**Dataset excerpt**
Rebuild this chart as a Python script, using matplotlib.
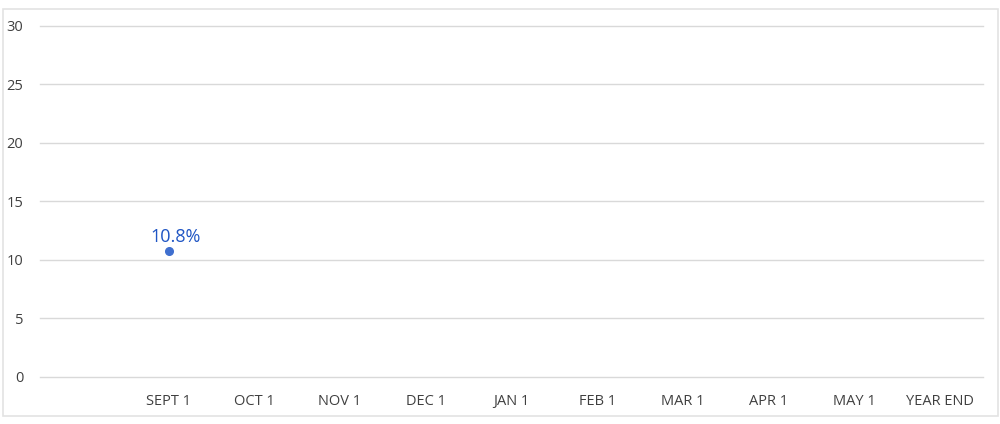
import matplotlib.pyplot as plt
from matplotlib.patches import Rectangle

categories = ["", "SEPT 1", "OCT 1", "NOV 1", "DEC 1", "JAN 1", "FEB 1",
              "MAR 1", "APR 1", "MAY 1", "YEAR END"]
point_category = "SEPT 1"
point_value = 10.8
y_ticks = [0, 5, 10, 15, 20, 25, 30]

plt.rcParams['font.family'] = ['Open Sans', 'DejaVu Sans']

fig = plt.figure(figsize=(10, 4.24), dpi=100)
ax = fig.add_axes([0.040, 0.111, 0.943, 0.828])

x_positions = list(range(len(categories)))
px = categories.index(point_category)
ax.plot([px], [point_value], 'o', color='#3F6FCF', markersize=5.5, zorder=3)
ax.annotate(f"{point_value}%", (px, point_value), xytext=(5, 3),
            textcoords='offset points', ha='center', va='bottom',
            color='#1F55C4', fontsize=13)

ax.set_xlim(-0.5, len(categories) - 0.5)
ax.set_ylim(0, 30)
ax.set_yticks(y_ticks)
ax.set_xticks(x_positions)
ax.set_xticklabels(categories)
ax.grid(axis='y', color='#D9D9D9', linewidth=1)
for gl in ax.yaxis.get_gridlines():
    gl.set_clip_on(False)
ax.set_axisbelow(True)
for s in ax.spines.values():
    s.set_visible(False)
ax.tick_params(axis='both', length=0, colors='#404040', labelsize=10.5)
ax.tick_params(axis='x', pad=12)
ax.tick_params(axis='y', pad=12)

fig.patches.append(Rectangle((0.003, 0.019), 0.995, 0.960, transform=fig.transFigure,
                             fill=False, edgecolor='#E3E3E3', linewidth=1.2))

fig.savefig("out.png", dpi=100)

**What to produce**
Collect each line containing the string "matplotlib".

**Output for this task**
Rebuild this chart as a Python script, using matplotlib.
import matplotlib.pyplot as plt
from matplotlib.patches import Rectangle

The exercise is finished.